The Kerrville Daily Times
- Type: Daily newspaper
- Format: Broadsheet
- Owner: Southern Newspapers Inc.
- Publisher: John Wells
- Editor: Jeanette Eastwood Nash
- Founded: 1926
- Language: English
- Headquarters: 301 Junction Highway, Suite 101 Kerrville, Texas, 78028 USA
- Circulation: 4,141 (as of 2023)
- OCLC number: 14366504
- Website: http://dailytimes.com

= Kerrville Daily Times =

The Kerrville Daily Times, formerly the Kerrville Times and Centerpoint News, is a local and regional newspaper published in Kerrville, Texas, United States serving the hill country, Kerrville, and Kerr County.
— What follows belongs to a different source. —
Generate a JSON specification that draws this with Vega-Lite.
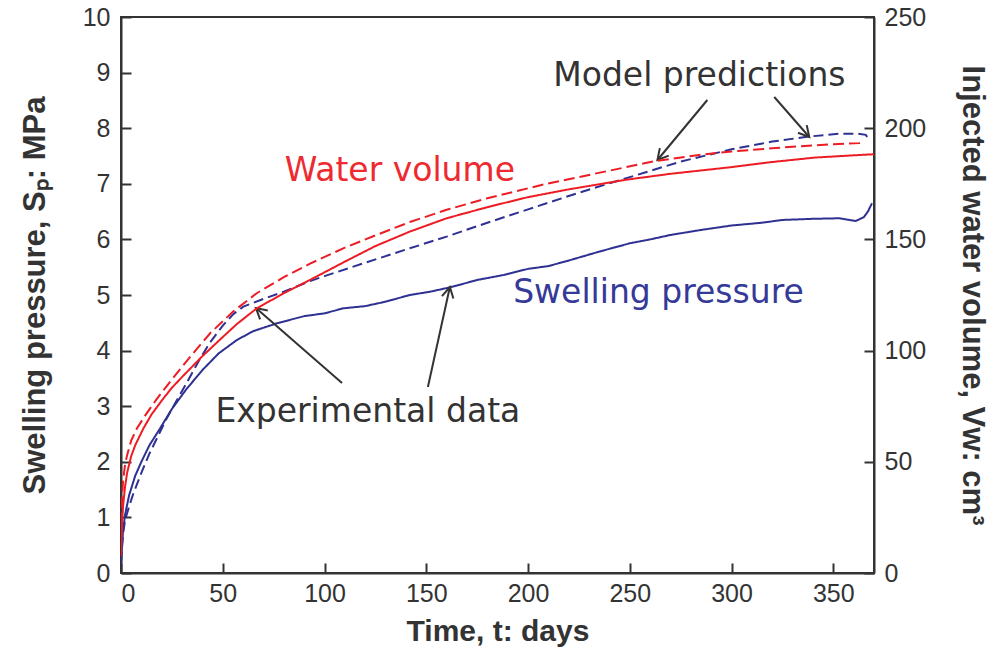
{
  "$schema": "https://vega.github.io/schema/vega-lite/v6.json",
  "width": 753,
  "height": 556,
  "autosize": "none",
  "padding": {"left": 121, "top": 17, "right": 126, "bottom": 74},
  "background": "white",
  "config": {
    "view": {"stroke": "#333333", "strokeWidth": 2},
    "axis": {
      "grid": false,
      "domainColor": "#333333",
      "domainWidth": 2,
      "tickColor": "#333333",
      "tickWidth": 2,
      "tickSize": -10,
      "labelFont": "Liberation Sans",
      "labelFontSize": 25,
      "labelColor": "#333333",
      "titleFont": "Liberation Sans",
      "titleFontSize": 31,
      "titleFontWeight": "bold",
      "titleColor": "#333333"
    }
  },
  "datasets": {
    "pressure": [
      {"day": 0, "mpa": 0.15, "source": "Experimental"},
      {"day": 0.5, "mpa": 0.5, "source": "Experimental"},
      {"day": 1, "mpa": 0.75, "source": "Experimental"},
      {"day": 2, "mpa": 1.05, "source": "Experimental"},
      {"day": 4, "mpa": 1.4, "source": "Experimental"},
      {"day": 7, "mpa": 1.75, "source": "Experimental"},
      {"day": 10, "mpa": 2.0, "source": "Experimental"},
      {"day": 14, "mpa": 2.3, "source": "Experimental"},
      {"day": 19.2, "mpa": 2.6, "source": "Experimental"},
      {"day": 25, "mpa": 2.95, "source": "Experimental"},
      {"day": 32, "mpa": 3.3, "source": "Experimental"},
      {"day": 40, "mpa": 3.65, "source": "Experimental"},
      {"day": 48, "mpa": 3.95, "source": "Experimental"},
      {"day": 56.9, "mpa": 4.19, "source": "Experimental"},
      {"day": 65, "mpa": 4.35, "source": "Experimental"},
      {"day": 76.5, "mpa": 4.49, "source": "Experimental"},
      {"day": 90, "mpa": 4.62, "source": "Experimental"},
      {"day": 100, "mpa": 4.67, "source": "Experimental"},
      {"day": 109.2, "mpa": 4.76, "source": "Experimental"},
      {"day": 120, "mpa": 4.8, "source": "Experimental"},
      {"day": 130, "mpa": 4.88, "source": "Experimental"},
      {"day": 141.9, "mpa": 5.0, "source": "Experimental"},
      {"day": 152, "mpa": 5.06, "source": "Experimental"},
      {"day": 162, "mpa": 5.14, "source": "Experimental"},
      {"day": 175, "mpa": 5.27, "source": "Experimental"},
      {"day": 188, "mpa": 5.36, "source": "Experimental"},
      {"day": 200, "mpa": 5.47, "source": "Experimental"},
      {"day": 210, "mpa": 5.52, "source": "Experimental"},
      {"day": 220, "mpa": 5.62, "source": "Experimental"},
      {"day": 235, "mpa": 5.78, "source": "Experimental"},
      {"day": 250, "mpa": 5.93, "source": "Experimental"},
      {"day": 260, "mpa": 6.0, "source": "Experimental"},
      {"day": 270, "mpa": 6.08, "source": "Experimental"},
      {"day": 285, "mpa": 6.17, "source": "Experimental"},
      {"day": 300, "mpa": 6.25, "source": "Experimental"},
      {"day": 315, "mpa": 6.3, "source": "Experimental"},
      {"day": 325, "mpa": 6.35, "source": "Experimental"},
      {"day": 340, "mpa": 6.37, "source": "Experimental"},
      {"day": 353, "mpa": 6.38, "source": "Experimental"},
      {"day": 361, "mpa": 6.33, "source": "Experimental"},
      {"day": 365, "mpa": 6.4, "source": "Experimental"},
      {"day": 367, "mpa": 6.5, "source": "Experimental"},
      {"day": 369, "mpa": 6.65, "source": "Experimental"},
      {"day": 0, "mpa": 0.2, "source": "Model"},
      {"day": 1, "mpa": 0.7, "source": "Model"},
      {"day": 2, "mpa": 0.95, "source": "Model"},
      {"day": 4, "mpa": 1.2, "source": "Model"},
      {"day": 6, "mpa": 1.42, "source": "Model"},
      {"day": 10, "mpa": 1.8, "source": "Model"},
      {"day": 14, "mpa": 2.15, "source": "Model"},
      {"day": 18, "mpa": 2.45, "source": "Model"},
      {"day": 22, "mpa": 2.75, "source": "Model"},
      {"day": 27, "mpa": 3.08, "source": "Model"},
      {"day": 32.3, "mpa": 3.42, "source": "Model"},
      {"day": 38, "mpa": 3.8, "source": "Model"},
      {"day": 43.8, "mpa": 4.15, "source": "Model"},
      {"day": 50, "mpa": 4.45, "source": "Model"},
      {"day": 55, "mpa": 4.65, "source": "Model"},
      {"day": 60.1, "mpa": 4.79, "source": "Model"},
      {"day": 70, "mpa": 4.93, "source": "Model"},
      {"day": 80, "mpa": 5.06, "source": "Model"},
      {"day": 92.9, "mpa": 5.25, "source": "Model"},
      {"day": 100, "mpa": 5.34, "source": "Model"},
      {"day": 120, "mpa": 5.58, "source": "Model"},
      {"day": 141.9, "mpa": 5.84, "source": "Model"},
      {"day": 160, "mpa": 6.05, "source": "Model"},
      {"day": 180, "mpa": 6.3, "source": "Model"},
      {"day": 200, "mpa": 6.54, "source": "Model"},
      {"day": 225, "mpa": 6.84, "source": "Model"},
      {"day": 250, "mpa": 7.12, "source": "Model"},
      {"day": 275, "mpa": 7.4, "source": "Model"},
      {"day": 300, "mpa": 7.62, "source": "Model"},
      {"day": 320, "mpa": 7.76, "source": "Model"},
      {"day": 338, "mpa": 7.85, "source": "Model"},
      {"day": 353, "mpa": 7.9, "source": "Model"},
      {"day": 362, "mpa": 7.9, "source": "Model"},
      {"day": 366, "mpa": 7.88, "source": "Model"},
      {"day": 367, "mpa": 7.82, "source": "Model"}
    ],
    "water": [
      {"day": 0, "cm3": 7.5, "source": "Experimental"},
      {"day": 0.5, "cm3": 22.5, "source": "Experimental"},
      {"day": 1, "cm3": 30, "source": "Experimental"},
      {"day": 2, "cm3": 38.8, "source": "Experimental"},
      {"day": 3, "cm3": 45, "source": "Experimental"},
      {"day": 5, "cm3": 52.5, "source": "Experimental"},
      {"day": 7, "cm3": 57.5, "source": "Experimental"},
      {"day": 11, "cm3": 65, "source": "Experimental"},
      {"day": 15, "cm3": 71.3, "source": "Experimental"},
      {"day": 20, "cm3": 77.5, "source": "Experimental"},
      {"day": 25, "cm3": 83.3, "source": "Experimental"},
      {"day": 30.7, "cm3": 88.8, "source": "Experimental"},
      {"day": 40, "cm3": 97.5, "source": "Experimental"},
      {"day": 48.7, "cm3": 105, "source": "Experimental"},
      {"day": 57, "cm3": 112, "source": "Experimental"},
      {"day": 66.7, "cm3": 119, "source": "Experimental"},
      {"day": 80, "cm3": 125.8, "source": "Experimental"},
      {"day": 92.9, "cm3": 131.8, "source": "Experimental"},
      {"day": 110, "cm3": 140, "source": "Experimental"},
      {"day": 125, "cm3": 147, "source": "Experimental"},
      {"day": 141.9, "cm3": 153.5, "source": "Experimental"},
      {"day": 160, "cm3": 159.5, "source": "Experimental"},
      {"day": 180, "cm3": 164.5, "source": "Experimental"},
      {"day": 200, "cm3": 169, "source": "Experimental"},
      {"day": 220, "cm3": 172.5, "source": "Experimental"},
      {"day": 248, "cm3": 176.8, "source": "Experimental"},
      {"day": 270, "cm3": 179.5, "source": "Experimental"},
      {"day": 300, "cm3": 182.5, "source": "Experimental"},
      {"day": 320, "cm3": 184.8, "source": "Experimental"},
      {"day": 341, "cm3": 186.8, "source": "Experimental"},
      {"day": 360, "cm3": 187.8, "source": "Experimental"},
      {"day": 370, "cm3": 188.3, "source": "Experimental"},
      {"day": 0, "cm3": 15, "source": "Model"},
      {"day": 0.5, "cm3": 32.5, "source": "Model"},
      {"day": 1, "cm3": 41.3, "source": "Model"},
      {"day": 2, "cm3": 48.8, "source": "Model"},
      {"day": 3, "cm3": 53, "source": "Model"},
      {"day": 5, "cm3": 59.5, "source": "Model"},
      {"day": 7.8, "cm3": 65, "source": "Model"},
      {"day": 12, "cm3": 71, "source": "Model"},
      {"day": 17, "cm3": 77.5, "source": "Model"},
      {"day": 22, "cm3": 83.5, "source": "Model"},
      {"day": 27.4, "cm3": 89.8, "source": "Model"},
      {"day": 35, "cm3": 98.3, "source": "Model"},
      {"day": 43.8, "cm3": 107.8, "source": "Model"},
      {"day": 55, "cm3": 117.5, "source": "Model"},
      {"day": 66.7, "cm3": 125.8, "source": "Model"},
      {"day": 80, "cm3": 133, "source": "Model"},
      {"day": 92.9, "cm3": 139.1, "source": "Model"},
      {"day": 110, "cm3": 146.3, "source": "Model"},
      {"day": 125, "cm3": 151.8, "source": "Model"},
      {"day": 141.9, "cm3": 157.8, "source": "Model"},
      {"day": 160, "cm3": 163.3, "source": "Model"},
      {"day": 180, "cm3": 168.5, "source": "Model"},
      {"day": 209, "cm3": 175, "source": "Model"},
      {"day": 230, "cm3": 179, "source": "Model"},
      {"day": 263, "cm3": 185.3, "source": "Model"},
      {"day": 284, "cm3": 188, "source": "Model"},
      {"day": 300, "cm3": 189.5, "source": "Model"},
      {"day": 320, "cm3": 191, "source": "Model"},
      {"day": 340, "cm3": 192.3, "source": "Model"},
      {"day": 362.8, "cm3": 193.3, "source": "Model"},
      {"day": 365, "cm3": 193.5, "source": "Model"}
    ],
    "arrows": [
      {"x1": 108.6, "y1": 3.417, "x2": 66.3, "y2": 4.766, "angle": 311},
      {"x1": 150.8, "y1": 3.345, "x2": 161.6, "y2": 5.144, "angle": 12},
      {"x1": 288.1, "y1": 8.507, "x2": 263.6, "y2": 7.428, "angle": 220},
      {"x1": 321.0, "y1": 8.561, "x2": 338.2, "y2": 7.842, "angle": 139}
    ],
    "notes": [
      {"day": 137, "mpa": 7.05, "label": "Water volume", "group": "water"},
      {"day": 284.2, "mpa": 8.76, "label": "Model predictions", "group": "note"},
      {"day": 264.1, "mpa": 4.86, "label": "Swelling pressure", "group": "pressure"},
      {"day": 121.3, "mpa": 2.72, "label": "Experimental data", "group": "note"}
    ]
  },
  "layer": [
    {
      "layer": [
        {
          "data": {"name": "pressure"},
          "mark": {"type": "line", "color": "#2e3192", "strokeWidth": 2, "clip": true},
          "encoding": {
            "x": {"field": "day", "type": "quantitative", "scale": {"domain": [0, 370], "nice": false},
              "axis": {"title": "Time, t: days", "titleFontSize": 30, "values": [0, 50, 100, 150, 200, 250, 300, 350], "labelFlush": true, "labelPadding": 18, "titlePadding": 10}},
            "y": {"field": "mpa", "type": "quantitative", "scale": {"domain": [0, 10], "nice": false},
              "axis": {"title": "Swelling pressure, Sₚ: MPa", "values": [0, 1, 2, 3, 4, 5, 6, 7, 8, 9, 10], "labelPadding": 21, "titlePadding": 31}},
            "strokeDash": {"field": "source", "type": "nominal", "scale": {"domain": ["Experimental", "Model"], "range": [[1, 0], [10, 5]]}, "legend": null}
          }
        },
        {
          "data": {"name": "arrows"},
          "mark": {"type": "rule", "color": "#333333", "strokeWidth": 2},
          "encoding": {
            "x": {"field": "x1", "type": "quantitative"},
            "y": {"field": "y1", "type": "quantitative"},
            "x2": {"field": "x2"},
            "y2": {"field": "y2"}
          }
        },
        {
          "data": {"name": "arrows"},
          "mark": {"type": "point", "shape": "M-0.55,1L0,0L0.55,1", "filled": false, "stroke": "#333333", "strokeWidth": 2, "size": 450, "opacity": 1},
          "encoding": {
            "x": {"field": "x2", "type": "quantitative"},
            "y": {"field": "y2", "type": "quantitative"},
            "angle": {"field": "angle", "type": "quantitative", "scale": null}
          }
        },
        {
          "data": {"name": "notes"},
          "mark": {"type": "text", "font": "DejaVu Sans", "fontSize": 33, "align": "center", "baseline": "alphabetic"},
          "encoding": {
            "x": {"field": "day", "type": "quantitative"},
            "y": {"field": "mpa", "type": "quantitative"},
            "text": {"field": "label"},
            "color": {"field": "group", "type": "nominal", "scale": {"domain": ["water", "pressure", "note"], "range": ["#ee2a31", "#353a99", "#333333"]}, "legend": null}
          }
        }
      ]
    },
    {
      "data": {"name": "water"},
      "mark": {"type": "line", "color": "#ed1c24", "strokeWidth": 2, "clip": true},
      "encoding": {
        "x": {"field": "day", "type": "quantitative"},
        "y": {"field": "cm3", "type": "quantitative", "scale": {"domain": [0, 250], "nice": false},
          "axis": {"orient": "right", "title": "Injected water volume, Vw: cm³", "values": [0, 50, 100, 150, 200, 250], "labelPadding": 20, "titlePadding": 30}},
        "strokeDash": {"field": "source", "type": "nominal", "scale": {"domain": ["Experimental", "Model"], "range": [[1, 0], [11, 5]]}, "legend": null}
      }
    }
  ],
  "resolve": {"scale": {"y": "independent", "strokeDash": "independent", "color": "independent"}}
}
It was first published in 1926, although the original printing equipment had been used at a prior newspaper since 1908 and was later purchased in Centerpoint, Texas by the Starke family and moved to Kerrville to begin production of a regional newspaper in Kerr County. It currently serves as the newspaper of record for the City of Kerrville as well as Kerr County.

==History==
- 1908 Centerpoint News is founded
- 1926 Printing equipment moved to Kerr County, changed name to "The Kerrville Times" publishing periodically
- 1949 Became daily newspaper, name changes to "The Kerrville Daily Times"
- 1976 Weekend edition begins print
- 2004 Sam P. Braswell, who spent much of his life working in the newspaper business and co–owned and operated the Kerrville Daily Times from 1948 to 1955, has died. He was 93.

==Today==
In 2008 the Kerrville Daily Times celebrated their 100th anniversary, citing the original date of the Centerpoint newspaper, and announced a daily readership of 20,000. The Kerrville Daily Times also runs a website to complement their paper. The Kerrville Daily Times is owned by Southern Newspapers Inc.